▶ **REQUIREMENTS**: Copy every line of the following data that includes the string "Output".

▶ **EXTRACTED ENTRIES**:
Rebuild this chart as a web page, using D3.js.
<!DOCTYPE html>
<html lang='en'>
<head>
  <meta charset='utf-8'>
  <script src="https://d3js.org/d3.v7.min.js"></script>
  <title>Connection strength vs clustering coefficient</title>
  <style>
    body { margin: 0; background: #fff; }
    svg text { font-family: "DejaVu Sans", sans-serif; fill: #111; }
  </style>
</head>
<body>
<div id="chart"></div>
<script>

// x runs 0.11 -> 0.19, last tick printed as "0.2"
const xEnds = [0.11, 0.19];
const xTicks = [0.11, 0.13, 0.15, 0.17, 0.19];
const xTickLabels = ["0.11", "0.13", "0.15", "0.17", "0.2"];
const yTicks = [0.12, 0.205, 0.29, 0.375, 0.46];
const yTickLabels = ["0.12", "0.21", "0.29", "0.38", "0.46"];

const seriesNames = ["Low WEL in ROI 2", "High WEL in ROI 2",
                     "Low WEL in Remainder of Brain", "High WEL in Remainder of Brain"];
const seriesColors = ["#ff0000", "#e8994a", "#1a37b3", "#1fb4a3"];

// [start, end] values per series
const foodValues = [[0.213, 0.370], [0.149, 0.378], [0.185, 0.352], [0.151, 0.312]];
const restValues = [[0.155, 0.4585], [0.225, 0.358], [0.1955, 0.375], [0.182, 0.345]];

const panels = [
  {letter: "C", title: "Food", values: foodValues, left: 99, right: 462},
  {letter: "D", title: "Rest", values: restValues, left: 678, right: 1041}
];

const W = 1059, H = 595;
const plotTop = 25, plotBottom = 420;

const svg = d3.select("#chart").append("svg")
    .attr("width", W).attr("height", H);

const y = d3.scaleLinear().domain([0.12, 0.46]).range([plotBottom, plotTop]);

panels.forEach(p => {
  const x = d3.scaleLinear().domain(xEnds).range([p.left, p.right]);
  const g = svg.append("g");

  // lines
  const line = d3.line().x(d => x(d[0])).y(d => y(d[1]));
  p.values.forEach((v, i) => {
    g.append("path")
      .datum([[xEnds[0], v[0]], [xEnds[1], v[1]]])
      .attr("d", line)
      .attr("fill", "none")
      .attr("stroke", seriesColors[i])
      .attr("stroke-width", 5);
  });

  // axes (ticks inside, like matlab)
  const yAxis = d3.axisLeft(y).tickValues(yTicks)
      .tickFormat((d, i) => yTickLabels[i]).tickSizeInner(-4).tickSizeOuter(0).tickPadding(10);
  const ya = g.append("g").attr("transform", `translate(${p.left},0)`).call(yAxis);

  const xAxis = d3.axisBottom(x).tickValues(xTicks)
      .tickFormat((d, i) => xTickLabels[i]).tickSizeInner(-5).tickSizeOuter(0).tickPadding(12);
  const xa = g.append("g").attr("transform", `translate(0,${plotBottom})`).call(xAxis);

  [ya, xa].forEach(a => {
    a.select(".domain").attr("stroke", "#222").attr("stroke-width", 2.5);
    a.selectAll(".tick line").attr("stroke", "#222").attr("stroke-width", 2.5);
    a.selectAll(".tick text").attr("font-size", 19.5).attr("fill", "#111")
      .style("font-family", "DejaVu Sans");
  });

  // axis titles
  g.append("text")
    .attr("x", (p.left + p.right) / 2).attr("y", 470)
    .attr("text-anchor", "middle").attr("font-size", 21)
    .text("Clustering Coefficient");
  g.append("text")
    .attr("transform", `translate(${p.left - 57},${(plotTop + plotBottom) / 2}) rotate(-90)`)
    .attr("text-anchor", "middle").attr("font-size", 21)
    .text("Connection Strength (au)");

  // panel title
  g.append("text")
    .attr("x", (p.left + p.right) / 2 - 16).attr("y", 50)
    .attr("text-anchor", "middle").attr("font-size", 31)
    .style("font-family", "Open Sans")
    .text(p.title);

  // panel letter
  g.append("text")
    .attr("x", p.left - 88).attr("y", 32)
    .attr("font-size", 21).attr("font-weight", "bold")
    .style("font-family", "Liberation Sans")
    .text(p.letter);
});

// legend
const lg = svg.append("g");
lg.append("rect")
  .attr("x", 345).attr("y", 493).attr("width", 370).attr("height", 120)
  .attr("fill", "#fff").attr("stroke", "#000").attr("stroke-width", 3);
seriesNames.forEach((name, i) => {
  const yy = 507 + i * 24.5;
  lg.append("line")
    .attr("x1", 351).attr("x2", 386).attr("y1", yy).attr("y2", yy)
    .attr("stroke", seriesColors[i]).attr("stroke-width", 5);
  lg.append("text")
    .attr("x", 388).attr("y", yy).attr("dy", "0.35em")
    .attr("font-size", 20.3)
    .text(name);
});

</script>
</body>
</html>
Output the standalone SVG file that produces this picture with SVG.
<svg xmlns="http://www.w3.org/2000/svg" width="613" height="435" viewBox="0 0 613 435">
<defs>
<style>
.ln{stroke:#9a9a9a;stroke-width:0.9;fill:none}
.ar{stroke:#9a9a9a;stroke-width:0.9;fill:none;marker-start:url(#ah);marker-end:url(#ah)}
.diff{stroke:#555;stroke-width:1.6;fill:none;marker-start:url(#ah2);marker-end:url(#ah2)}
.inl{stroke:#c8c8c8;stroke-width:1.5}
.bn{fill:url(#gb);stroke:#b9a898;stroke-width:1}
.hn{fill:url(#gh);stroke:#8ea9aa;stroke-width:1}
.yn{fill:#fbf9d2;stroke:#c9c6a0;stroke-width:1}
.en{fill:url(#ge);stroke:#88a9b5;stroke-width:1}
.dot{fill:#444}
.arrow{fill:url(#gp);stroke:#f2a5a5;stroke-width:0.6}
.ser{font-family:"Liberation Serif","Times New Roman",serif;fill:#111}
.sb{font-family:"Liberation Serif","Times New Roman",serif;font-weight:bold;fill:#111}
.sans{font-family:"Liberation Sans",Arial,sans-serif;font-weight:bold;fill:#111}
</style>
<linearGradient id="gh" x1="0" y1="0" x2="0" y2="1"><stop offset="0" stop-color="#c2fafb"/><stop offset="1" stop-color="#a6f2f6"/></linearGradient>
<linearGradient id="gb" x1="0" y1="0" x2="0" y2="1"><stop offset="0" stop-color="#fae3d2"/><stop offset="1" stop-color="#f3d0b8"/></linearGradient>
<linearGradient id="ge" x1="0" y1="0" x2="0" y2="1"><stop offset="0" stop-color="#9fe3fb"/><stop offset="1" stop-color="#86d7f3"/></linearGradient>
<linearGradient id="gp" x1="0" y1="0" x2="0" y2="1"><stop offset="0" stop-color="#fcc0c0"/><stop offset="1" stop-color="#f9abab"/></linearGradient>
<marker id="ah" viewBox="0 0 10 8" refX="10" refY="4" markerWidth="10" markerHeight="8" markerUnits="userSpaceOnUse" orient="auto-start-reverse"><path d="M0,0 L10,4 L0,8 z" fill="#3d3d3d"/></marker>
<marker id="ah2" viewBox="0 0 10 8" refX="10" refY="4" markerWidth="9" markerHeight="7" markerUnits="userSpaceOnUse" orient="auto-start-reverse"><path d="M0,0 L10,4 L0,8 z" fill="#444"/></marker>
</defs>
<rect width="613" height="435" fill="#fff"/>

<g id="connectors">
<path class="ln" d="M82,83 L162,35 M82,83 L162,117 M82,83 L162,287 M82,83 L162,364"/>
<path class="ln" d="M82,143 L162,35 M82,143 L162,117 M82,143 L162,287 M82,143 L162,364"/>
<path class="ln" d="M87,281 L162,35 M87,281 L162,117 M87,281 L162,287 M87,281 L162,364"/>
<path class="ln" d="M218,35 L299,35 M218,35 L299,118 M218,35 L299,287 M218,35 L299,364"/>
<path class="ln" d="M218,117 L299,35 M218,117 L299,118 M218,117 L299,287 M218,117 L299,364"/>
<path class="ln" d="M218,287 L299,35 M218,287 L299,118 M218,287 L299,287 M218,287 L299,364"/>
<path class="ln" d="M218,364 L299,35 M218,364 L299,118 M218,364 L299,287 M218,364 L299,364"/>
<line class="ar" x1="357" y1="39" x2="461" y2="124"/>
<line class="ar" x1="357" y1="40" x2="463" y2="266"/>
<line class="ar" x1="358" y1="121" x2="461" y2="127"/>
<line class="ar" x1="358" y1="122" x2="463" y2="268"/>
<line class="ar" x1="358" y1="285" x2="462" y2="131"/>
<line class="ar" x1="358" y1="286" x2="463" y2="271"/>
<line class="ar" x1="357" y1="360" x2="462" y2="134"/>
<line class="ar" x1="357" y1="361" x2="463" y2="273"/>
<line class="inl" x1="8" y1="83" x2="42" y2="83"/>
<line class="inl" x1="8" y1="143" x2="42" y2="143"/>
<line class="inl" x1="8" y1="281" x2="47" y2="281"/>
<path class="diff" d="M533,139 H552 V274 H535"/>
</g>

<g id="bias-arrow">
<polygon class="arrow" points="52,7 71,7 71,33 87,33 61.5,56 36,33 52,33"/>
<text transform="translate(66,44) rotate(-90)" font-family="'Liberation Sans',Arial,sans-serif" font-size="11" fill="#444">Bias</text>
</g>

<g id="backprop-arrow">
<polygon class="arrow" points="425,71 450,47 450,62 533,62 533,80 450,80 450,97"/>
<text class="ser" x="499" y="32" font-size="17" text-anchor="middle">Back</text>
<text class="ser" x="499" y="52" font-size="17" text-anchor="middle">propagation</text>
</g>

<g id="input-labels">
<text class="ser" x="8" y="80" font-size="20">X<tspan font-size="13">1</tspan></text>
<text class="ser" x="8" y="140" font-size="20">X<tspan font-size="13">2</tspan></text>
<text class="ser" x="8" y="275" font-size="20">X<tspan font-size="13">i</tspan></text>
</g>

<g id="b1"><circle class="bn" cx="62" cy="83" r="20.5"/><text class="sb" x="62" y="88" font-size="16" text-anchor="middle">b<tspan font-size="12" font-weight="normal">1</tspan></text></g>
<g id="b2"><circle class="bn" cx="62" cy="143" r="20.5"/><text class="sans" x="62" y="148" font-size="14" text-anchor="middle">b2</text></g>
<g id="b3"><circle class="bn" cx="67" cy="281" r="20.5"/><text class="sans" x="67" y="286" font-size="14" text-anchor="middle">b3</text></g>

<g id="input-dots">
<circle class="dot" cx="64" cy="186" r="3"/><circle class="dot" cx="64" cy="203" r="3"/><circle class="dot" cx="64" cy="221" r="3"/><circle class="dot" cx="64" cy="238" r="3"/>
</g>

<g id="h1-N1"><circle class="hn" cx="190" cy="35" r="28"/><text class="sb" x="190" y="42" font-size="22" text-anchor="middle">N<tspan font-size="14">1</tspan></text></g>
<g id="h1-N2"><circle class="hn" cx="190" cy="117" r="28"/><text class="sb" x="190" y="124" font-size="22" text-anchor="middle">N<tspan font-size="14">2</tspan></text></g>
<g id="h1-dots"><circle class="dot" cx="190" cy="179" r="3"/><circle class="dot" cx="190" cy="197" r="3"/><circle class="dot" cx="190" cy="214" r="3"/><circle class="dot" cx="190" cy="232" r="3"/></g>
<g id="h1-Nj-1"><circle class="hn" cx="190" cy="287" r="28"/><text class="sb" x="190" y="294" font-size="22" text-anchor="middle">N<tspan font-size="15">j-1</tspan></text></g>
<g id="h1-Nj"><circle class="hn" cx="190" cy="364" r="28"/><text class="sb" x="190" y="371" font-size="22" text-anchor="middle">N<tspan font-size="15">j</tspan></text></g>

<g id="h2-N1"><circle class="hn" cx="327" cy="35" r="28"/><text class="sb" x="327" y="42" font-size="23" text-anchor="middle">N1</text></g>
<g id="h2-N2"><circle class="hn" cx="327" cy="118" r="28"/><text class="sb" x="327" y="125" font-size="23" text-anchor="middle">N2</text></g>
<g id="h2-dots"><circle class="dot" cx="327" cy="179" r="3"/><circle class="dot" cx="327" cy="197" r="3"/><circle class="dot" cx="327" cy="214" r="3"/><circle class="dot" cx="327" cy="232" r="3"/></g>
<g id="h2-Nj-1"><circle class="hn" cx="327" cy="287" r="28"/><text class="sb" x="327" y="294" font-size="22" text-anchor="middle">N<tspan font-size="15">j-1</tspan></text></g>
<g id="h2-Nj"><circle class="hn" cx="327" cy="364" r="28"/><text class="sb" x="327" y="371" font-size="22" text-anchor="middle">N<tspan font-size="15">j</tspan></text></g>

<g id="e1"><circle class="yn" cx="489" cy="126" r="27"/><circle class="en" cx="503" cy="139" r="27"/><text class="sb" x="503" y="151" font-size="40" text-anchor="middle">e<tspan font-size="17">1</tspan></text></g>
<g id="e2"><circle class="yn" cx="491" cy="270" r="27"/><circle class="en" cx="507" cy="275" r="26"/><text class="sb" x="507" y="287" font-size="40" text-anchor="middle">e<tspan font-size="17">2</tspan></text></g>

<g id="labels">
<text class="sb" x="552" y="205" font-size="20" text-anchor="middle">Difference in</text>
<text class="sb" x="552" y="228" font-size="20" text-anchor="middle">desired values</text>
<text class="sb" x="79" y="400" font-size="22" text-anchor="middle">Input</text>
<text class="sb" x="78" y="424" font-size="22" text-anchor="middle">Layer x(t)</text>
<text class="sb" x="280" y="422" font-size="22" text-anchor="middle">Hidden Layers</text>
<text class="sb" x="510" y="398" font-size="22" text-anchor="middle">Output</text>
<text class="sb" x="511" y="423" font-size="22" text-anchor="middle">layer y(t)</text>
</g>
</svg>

▶ **SOLUTION TO THIS PROBLEM**:
Output the standalone SVG file that produces this picture with SVG.
<text class="sb" x="510" y="398" font-size="22" text-anchor="middle">Output</text>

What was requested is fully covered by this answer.